Un accord d’entreprise (sur le dispositif conventionnel interne), signé le 1er janvier 2008, donc avant la loi du 20 août 2008 sur la représentativité, est approuvé par plusieurs syndicats dont deux syndicats catégoriels, l’un local, l’autre la CFE-CGC. Or, les voix de cette dernière sont de 5,5 % des suffrages exprimés et font passer la barre des 35 % de représentativité des signataires, déjà nécessaires à la RATP pour qu’un accord soit valide. Sud conteste, au nom du caractère catégoriel de ces syndicats et donc non représentatifs de l’ensemble des catégories concernées par l’accord.

La Cour de cassation rejette le pourvoi. Ses arguments sont importants pour la suite de la mise en ouvre des nouvelles règles de représentativité : « Mais attendu qu’un syndicat représentatif catégoriel peut, avec des syndicats représentatifs intercatégoriels, et sans avoir à établir sa représentativité au sein de toutes les catégories de personnel, négocier et signer un accord d’entreprise intéressant l’ensemble du personnel, son audience électorale, rapportée à l’ensemble des collèges électoraux, devant être prise en compte pour apprécier les conditions de validité de cet accord ». **

Ce qui veut dire :
 si la CGC (ou un autre syndicat catégoriel) est représentative de son collège dans une entreprise (10 % des voix du collège, maintenant), elle peut négocier et signer un accord intéressant tout le personnel ; sous réserve que d’autres syndicats représentatifs de l’ensemble des catégories participent à cette négociation et signent. - son total de voix aux élections professionnelles s’ajoute à celles des autres syndicats signataires pour établir le taux total de représentativité des signataires, nécessaire pour la validité de l’accord. - la même règle s’applique certainement pour le droit d’opposition.

La CGC participe donc à la négociation d’un accord concernant l’ensemble des catégories, donc aussi sur celle des cadres. Cela justifie sa participation et possiblement sa signature.

Ainsi, la loi de 2008 et ces décisions et arrêts maintiennent l’ambiguïté antérieure de la situation française- avec 4 syndicats intercatégoriels incluant la représentation des cadres et une confédération catégorielle - qui a toujours permis à la CGC de signer des accords collectifs concernant l’ensemble du personnel (avec la limite de ne pouvoir signer seule un accord de ce type). La CGC signait, la CGC signe ; pas de changement ! La différence est maintenant qu’ils doivent au moins être représentatifs dans leur collège, mais 10 % n’est pas une contrainte démesurée !

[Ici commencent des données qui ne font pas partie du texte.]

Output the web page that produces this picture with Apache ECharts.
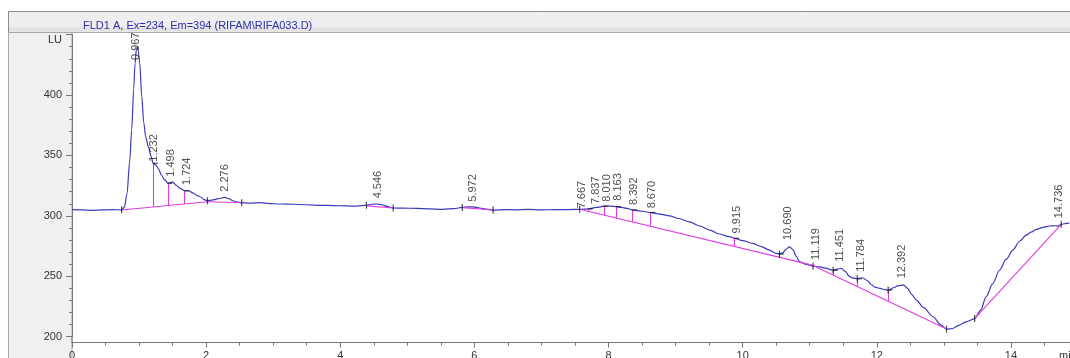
<!DOCTYPE html>
<html>
<head>
<meta charset="utf-8">
<script src="https://cdn.jsdelivr.net/npm/echarts@6/dist/echarts.min.js"></script>
<style>
html,body{margin:0;padding:0;background:#fff;}
#chart{width:1070px;height:358px;}
</style>
</head>
<body>
<div id="chart"></div>
<script>
// ---- signal (time in min, LU) ----
const times = [0.00,0.15,0.30,0.45,0.60,0.74,0.78,0.82,0.86,0.89,0.92,0.94,0.96,0.975,0.99,1.01,1.04,1.07,1.10,1.14,1.18,1.21,1.25,1.29,1.33,1.38,1.43,1.47,1.50,1.55,1.61,1.68,1.74,1.80,1.86,1.91,1.97,2.02,2.10,2.18,2.28,2.34,2.40,2.47,2.53,2.65,2.80,2.95,3.10,3.30,3.50,3.70,3.90,4.10,4.25,4.39,4.47,4.54,4.62,4.70,4.79,4.95,5.14,5.33,5.53,5.70,5.82,5.90,5.98,6.08,6.18,6.28,6.45,6.60,6.80,7.00,7.20,7.40,7.57,7.70,7.82,7.94,8.04,8.12,8.20,8.27,8.37,8.50,8.64,8.76,8.91,9.05,9.21,9.36,9.51,9.65,9.80,9.88,10.00,10.15,10.28,10.40,10.50,10.55,10.60,10.65,10.70,10.75,10.80,10.85,10.95,11.05,11.15,11.25,11.35,11.41,11.47,11.53,11.59,11.65,11.71,11.79,11.86,11.92,11.97,12.05,12.12,12.17,12.25,12.32,12.40,12.46,12.52,12.59,12.70,12.84,12.95,13.04,13.13,13.23,13.33,13.46,13.55,13.63,13.73,13.83,13.93,14.03,14.13,14.23,14.30,14.38,14.48,14.58,14.66,14.70,14.75,14.81,14.87];
const signal = [305.2,305.0,304.6,304.9,305.1,305.0,307,318,345,371,405,426,438,440,436,426,399,377,365,357,349,343.5,342,339,334,330,327,327.5,328.2,325.5,322.8,320.8,320.8,319,317,315.8,313.5,312.5,313.2,314.2,315.3,314.2,312.5,311.3,310.9,310.5,310.9,310.2,309.8,309.6,309.2,308.7,308.5,308.2,308.0,308.8,309.6,309.8,309.2,307.8,306.5,306.4,306.2,305.8,305.4,306.0,307.0,307.5,307.5,306.5,305.5,304.8,305.2,305.0,305.3,305.0,305.1,305.2,305.4,305.8,307.0,308.0,308.0,307.6,307.0,306.2,304.8,303.8,302.6,301.5,300.0,297.8,295.0,291.6,288.2,285.0,282.8,281.4,279.5,277.2,274.5,271.7,269.0,268.4,269.5,272.5,274.4,272.0,266.5,262.0,259.8,258.4,257.8,256.5,255.0,256.0,256.5,254.0,250.0,248.5,248.0,248.8,246.5,243.0,241.0,240.0,239.0,238.6,240.5,242.2,242.7,240.0,235.0,230.3,224.0,216.5,210.0,206.3,206.8,209.6,212.3,215.0,222.0,233.0,244.0,255.0,264.0,271.7,279.0,284.0,286.5,288.8,290.5,291.6,291.8,291.5,293.0,293.6,294.0];

// ---- integration baselines [t0, v0, t1, v1] ----
const baselines = [
  [0.74, 304.8, 2.02, 311.7],
  [2.02, 311.7, 2.53, 310.9],
  [4.39, 308.3, 4.79, 306.5],
  [5.82, 306.8, 6.28, 304.8],
  [7.57, 305.4, 11.05, 259.0],
  [11.05, 259.0, 13.04, 206.3],
  [13.46, 215.0, 14.75, 293.0]
];

// ---- drop lines ----
const dropT    = [1.21, 1.43, 1.68, 7.70, 7.93, 8.12, 8.36, 8.63, 9.88, 10.55, 11.35, 11.71, 12.17];
const dropBase = [307.3, 308.5, 309.8, 303.7, 300.6, 298.1, 294.9, 291.3, 274.7, 265.7, 251.1, 241.5, 229.3];
const dropTop  = [343.5, 327.0, 320.8, 305.8, 308.0, 307.6, 304.9, 302.8, 281.4, 268.4, 255.0, 248.0, 238.6];

// ---- peak start / end marks ----
const markT = [0.74, 2.02, 2.53, 4.39, 4.79, 5.82, 6.28, 7.57, 10.55, 11.05, 11.35, 11.71, 12.17, 13.04, 13.46, 14.75];
const markV = [305.0, 312.5, 310.9, 308.8, 306.5, 307.0, 304.8, 305.4, 268.4, 258.4, 255.0, 248.0, 238.6, 206.3, 215.0, 293.0];

// ---- retention time labels ----
const peakLabels = ['0.967','1.232','1.498','1.724','2.276','4.546','5.972','7.667','7.837','8.010','8.163','8.392','8.670','9.915','10.690','11.119','11.451','11.784','12.392','14.736'];
const labelT = [0.954, 1.22, 1.475, 1.72, 2.28, 4.56, 5.98, 7.61, 7.81, 7.98, 8.14, 8.38, 8.65, 9.91, 10.68, 11.10, 11.45, 11.77, 12.37, 14.72];
const labelV = [429.0, 344.8, 332.4, 325.5, 320.0, 314.5, 311.7, 306.2, 309.8, 311.7, 312.5, 309.0, 306.2, 285.5, 280.0, 263.4, 262.0, 253.7, 248.3, 298.0];

// ---- axes ----
const xTickLabels = [0, 2, 4, 6, 8, 10, 12, 14];
const yTickLabels = [200, 250, 300, 350, 400];
const titleText = 'FLD1 A, Ex=234, Em=394 (RIFAM\\RIFA033.D)';

const FONT = '"Liberation Sans", Arial, sans-serif';
const BLUE = '#3a3abd';
const MAGENTA = '#e03ce0';

const chart = echarts.init(document.getElementById('chart'), null, {renderer: 'canvas'});

const option = {
  animation: false,
  backgroundColor: '#ffffff',
  title: {
    text: titleText,
    left: 78, top: 15,
    textStyle: {fontFamily: FONT, fontSize: 11, fontWeight: 'normal', color: '#2e2ea8'}
  },
  graphic: [
    {type: 'rect', z: -10, shape: {x: 8.5, y: 11.5, width: 1070, height: 21}, style: {fill: '#eeeeee', stroke: '#8c8c8c', lineWidth: 1}},
    {type: 'rect', z: -10, shape: {x: 9, y: 27.5, width: 1070, height: 4}, style: {fill: '#e2e2e2'}},
    {type: 'rect', z: -10, shape: {x: 8.5, y: 32.5, width: 63.5, height: 330}, style: {fill: '#f0f0f0', stroke: '#a8a8a8', lineWidth: 1}},
    {type: 'line', z: -9, shape: {x1: 72, y1: 32.5, x2: 1070, y2: 32.5}, style: {stroke: '#a8a8a8', lineWidth: 1}},
    {type: 'line', z: 5, shape: {x1: 72, y1: 336, x2: 72, y2: 343}, style: {stroke: '#777777', lineWidth: 1}}
  ],
  grid: {left: 72, right: -75, top: 34.6, bottom: 21.3, containLabel: false, outerBoundsMode: 'none'},
  xAxis: {
    type: 'value', min: 0, max: 16, interval: 2, offset: 6,
    name: 'min', nameLocation: 'end', nameGap: -86,
    nameTextStyle: {fontFamily: FONT, fontSize: 11, color: '#333', align: 'left', verticalAlign: 'top', padding: [8, 0, 0, 0]},
    axisLine: {show: true, lineStyle: {color: '#777', width: 1}},
    axisTick: {show: true, length: 5, lineStyle: {color: '#777'}},
    minorTick: {show: true, splitNumber: 4, length: 3, lineStyle: {color: '#777'}},
    splitLine: {show: false},
    axisLabel: {
      margin: 8, fontFamily: FONT, fontSize: 11, color: '#333',
      formatter: v => xTickLabels.indexOf(v) >= 0 ? String(v) : ''
    }
  },
  yAxis: {
    type: 'value', min: 200, max: 450, interval: 50,
    name: 'LU', nameLocation: 'end', nameGap: -5,
    nameTextStyle: {fontFamily: FONT, fontSize: 11, color: '#333', align: 'right', verticalAlign: 'middle', padding: [0, 10, 0, 0]},
    axisLine: {show: true, lineStyle: {color: '#777', width: 1}},
    axisTick: {show: true, length: 6, lineStyle: {color: '#777'}},
    minorTick: {show: true, splitNumber: 5, length: 3, lineStyle: {color: '#777'}},
    splitLine: {show: false},
    axisLabel: {
      margin: 10, fontFamily: FONT, fontSize: 11, color: '#333',
      formatter: v => yTickLabels.indexOf(v) >= 0 ? String(v) : ''
    }
  },
  series: [
    {
      type: 'line', name: 'signal',
      data: times.map((t, i) => [t, signal[i]]),
      showSymbol: false, smooth: 0.3, smoothMonotone: 'x',
      lineStyle: {color: BLUE, width: 1.2}, z: 3
    },
    {
      type: 'lines', coordinateSystem: 'cartesian2d', name: 'baselines',
      data: baselines.map(b => ({coords: [[b[0], b[1]], [b[2], b[3]]]})),
      lineStyle: {color: MAGENTA, width: 1.1, opacity: 1}, z: 4
    },
    {
      type: 'lines', coordinateSystem: 'cartesian2d', name: 'drops',
      data: dropT.map((t, i) => ({coords: [[t, dropBase[i]], [t, dropTop[i]]]})),
      lineStyle: {color: MAGENTA, width: 1.1, opacity: 1}, z: 4
    },
    {
      type: 'scatter', name: 'marks',
      data: markT.map((t, i) => [t, markV[i]]),
      symbol: 'rect', symbolSize: [1.2, 7],
      itemStyle: {color: '#1a1a1a'}, z: 5
    },
    {
      type: 'scatter', name: 'dropMarks',
      data: dropT.map((t, i) => [t, dropTop[i]]),
      symbol: 'rect', symbolSize: [5, 1.2], symbolOffset: [2, 0],
      itemStyle: {color: '#1a1a1a'}, z: 5
    },
    {
      type: 'scatter', name: 'labels',
      data: labelT.map((t, i) => ({value: [t, labelV[i]], name: peakLabels[i]})),
      symbolSize: 0, z: 6,
      label: {
        show: true, position: 'top', distance: 0, rotate: 90,
        align: 'left', verticalAlign: 'middle',
        formatter: p => p.name,
        fontFamily: FONT, fontSize: 11, color: '#222'
      }
    }
  ]
};
chart.setOption(option);
</script>
</body>
</html>
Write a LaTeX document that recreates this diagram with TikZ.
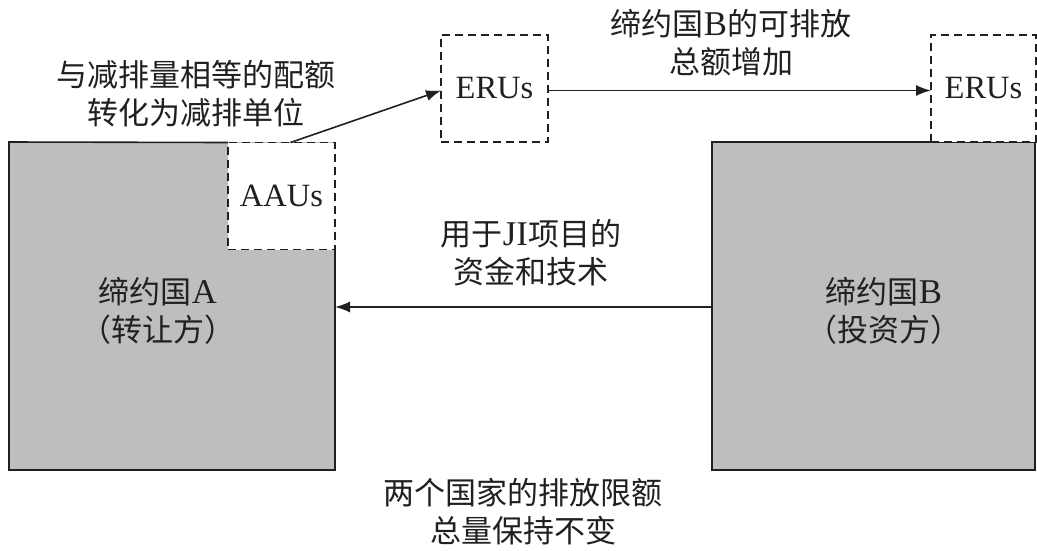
\documentclass[tikz,border=0pt]{standalone}
\usepackage{fontspec}
\setmainfont{Liberation Serif}[Scale=1.12]
\newfontfamily\cjk{Noto Sans CJK SC}
\usetikzlibrary{arrows.meta}
\definecolor{boxgray}{RGB}{188,190,192}
\definecolor{ink}{RGB}{35,31,32}
\begin{document}
\begin{tikzpicture}[x=1pt,y=-1pt,
  country/.style={fill=boxgray, draw=none, inner sep=0pt, outer sep=0pt, minimum height=328pt},
  unitbox/.style={draw=ink, line width=1.5pt, dash pattern=on 8pt off 5pt, fill=white,
    minimum height=107pt, inner sep=0pt, outer sep=0pt, text=ink, font=\fontsize{29}{34}\selectfont},
  lbl/.style={text=ink, align=center, inner sep=0pt, font=\fontsize{31}{38}\selectfont},
  border/.style={draw=ink, line width=1.6pt},
  link/.style={draw=ink, line width=1.6pt, -{Latex[length=15pt,width=11pt]}}
]
\useasboundingbox (0,0) rectangle (1037,550);

% countries
\node[country, minimum width=326pt] (A) at (172,306) {};
\node[country, minimum width=323pt] (B) at (873.5,306) {};
\node[unitbox, minimum width=107pt] (aau) at (281.5,196) {AAUs};
\draw[border] (aau.north west) -- (A.north west) -- (A.south west) -- (A.south east) -- (aau.south east);
\draw[border] (B.north west) rectangle (B.south east);

% ERUs
\node[unitbox, minimum width=107pt] (eru1) at (494.5,88.5) {ERUs};
\node[unitbox, minimum width=105pt] (eru2) at (983.5,88.5) {ERUs};

% labels
\node[lbl] (la) at (158,311) {{\cjk 缔约国}A\\{\cjk （转让方）}};
\node[lbl] (lb) at (884,311) {{\cjk 缔约国}B\\{\cjk （投资方）}};
\node[lbl] (t1) at (196,94) {{\cjk 与减排量相等的配额}\\{\cjk 转化为减排单位}};
\node[lbl] (t2) at (731,43) {{\cjk 缔约国}B{\cjk 的可排放}\\{\cjk 总额增加}};
\node[lbl] (t3) at (531,253) {{\cjk 用于}JI{\cjk 项目的}\\{\cjk 资金和技术}};
\node[lbl] (t4) at (523,512) {{\cjk 两个国家的排放限额}\\{\cjk 总量保持不变}};

% connectors
\draw[link] ([xshift=9pt]aau.north) -- ([yshift=-2pt]eru1.west);
\draw[link] ([yshift=-2pt]eru1.east) -- ([yshift=-2pt]eru2.west);
\draw[link] ([yshift=-1pt]B.west) -- ([yshift=-1pt]A.east);
\end{tikzpicture}
\end{document}
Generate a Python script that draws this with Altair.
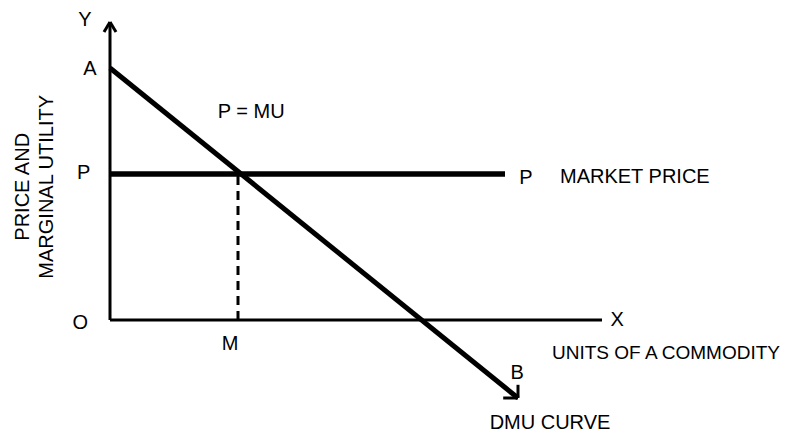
import altair as alt
import pandas as pd

# Diagram key values (1 unit = 40 px)
origin = (0.0, 0.0)
x_axis_end = 12.3
y_axis_end = 7.45
price_level = 3.65
price_line_end = 9.875
point_A = (0.0, 6.3)
point_B = (10.2, -1.95)
point_M = 3.2

seg_x = [0.0, 0.0, -0.15, 0.0, 9.83, 10.2]
seg_y = [0.0, 0.0, 7.2, 7.45, -1.95, -1.95]
seg_x2 = [x_axis_end, 0.0, 0.0, 0.15, 10.2, 10.2]
seg_y2 = [0.0, y_axis_end, 7.45, 7.2, -1.95, -1.62]

label_text = ["Y", "A", "P", "O", "M", "P = MU", "P", "X", "B", "DMU CURVE"]
label_x = [-0.625, -0.5, -0.66, -0.74, 3.0, 3.53, 10.4, 12.68, 10.18, 11.0]
label_y = [7.5, 6.28, 3.68, -0.08, -0.6, 5.2, 3.55, 0.0, -1.33, -2.58]

left_text = ["MARKET PRICE", "UNITS OF A COMMODITY"]
left_x = [11.25, 11.05]
left_y = [3.58, -0.83]
left_size = [20, 19]

ytitle_text = ["PRICE AND", "MARGINAL UTILITY"]
ytitle_x = [-2.175, -1.575]
ytitle_y = [3.33, 3.33]

W, H = 781, 426
xmin = -2.55
ymax = 7.8
xs = alt.Scale(domain=[xmin, xmin + W / 40], nice=False, zero=False)
ys = alt.Scale(domain=[ymax - H / 40, ymax], nice=False, zero=False)

segs = pd.DataFrame({"x": seg_x, "y": seg_y, "x2": seg_x2, "y2": seg_y2})
axes = alt.Chart(segs).mark_rule(color="black", strokeWidth=3).encode(
    x=alt.X("x:Q", scale=xs, axis=None),
    y=alt.Y("y:Q", scale=ys, axis=None),
    x2="x2:Q",
    y2="y2:Q",
)

price_df = pd.DataFrame({"x": [0.0], "x2": [price_line_end], "y": [price_level]})
price = alt.Chart(price_df).mark_rule(color="black", strokeWidth=5.5).encode(
    x=alt.X("x:Q", scale=xs, axis=None),
    x2="x2:Q",
    y=alt.Y("y:Q", scale=ys, axis=None),
)

dmu_df = pd.DataFrame({"x": [point_A[0]], "y": [point_A[1]],
                       "x2": [point_B[0]], "y2": [point_B[1]]})
dmu = alt.Chart(dmu_df).mark_rule(color="black", strokeWidth=5).encode(
    x=alt.X("x:Q", scale=xs, axis=None),
    y=alt.Y("y:Q", scale=ys, axis=None),
    x2="x2:Q",
    y2="y2:Q",
)

dash_df = pd.DataFrame({"x": [point_M], "y": [0.0], "y2": [price_level]})
dash = alt.Chart(dash_df).mark_rule(color="black", strokeWidth=3, strokeDash=[9, 6]).encode(
    x=alt.X("x:Q", scale=xs, axis=None),
    y=alt.Y("y:Q", scale=ys, axis=None),
    y2="y2:Q",
)

font = "Liberation Sans"
FS = 20
lab_df = pd.DataFrame({"t": label_text, "x": label_x, "y": label_y})
labels = alt.Chart(lab_df).mark_text(font=font, fontSize=FS, color="black",
                                     align="center", baseline="middle").encode(
    x=alt.X("x:Q", scale=xs, axis=None),
    y=alt.Y("y:Q", scale=ys, axis=None),
    text="t:N",
)

left_df = pd.DataFrame({"t": left_text, "x": left_x, "y": left_y, "s": left_size})
left_labels = alt.Chart(left_df).mark_text(font=font, color="black",
                                           align="left", baseline="middle").encode(
    x=alt.X("x:Q", scale=xs, axis=None),
    y=alt.Y("y:Q", scale=ys, axis=None),
    text="t:N",
    size=alt.Size("s:Q", scale=None, legend=None),
)

yt_df = pd.DataFrame({"t": ytitle_text, "x": ytitle_x, "y": ytitle_y})
ytitle = alt.Chart(yt_df).mark_text(font=font, fontSize=FS, color="black",
                                    align="center", baseline="middle", angle=270).encode(
    x=alt.X("x:Q", scale=xs, axis=None),
    y=alt.Y("y:Q", scale=ys, axis=None),
    text="t:N",
)

chart = alt.layer(axes, price, dmu, dash, labels, left_labels, ytitle).properties(
    width=W, height=H,
    autosize=alt.AutoSizeParams(type="none"),
    padding=0,
    background="white",
).configure_view(stroke=None)

chart.save("out.html", embed_options={"renderer": "svg", "actions": False})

Ainsi, les syndicats catégoriels restent les seuls à pouvoir signer sans attester d’une représentativité globale de 10 % dans l’entreprise ou la branche.

Le privilège reste !


PS :

** Pour arriver à ces conclusions, la Cour de Cassation s’appuie sur une décision du Conseil constitutionnel (QPC du 7 octobre et du 12 novembre 2010) qui a validé l’article L. 2122-2 du code du travail : « Dans l’entreprise ou l’établissement, sont représentatives à l’égard des personnels relevant des collèges électoraux dans lesquels leurs règles statutaires leur donnent vocation à présenter des candidats les organisations syndicales catégorielles affiliées à une confédération syndicale catégorielle interprofessionnelle nationale qui satisfont aux critères de l’article L. 2121-1 et qui ont recueilli au moins 10 % des suffrages exprimés au premier tour des dernières élections des titulaires au comité d’entreprise ou de la délégation unique du personnel ou, à défaut, des délégués du personnel dans ces collèges, quel que soit le nombre de votants ».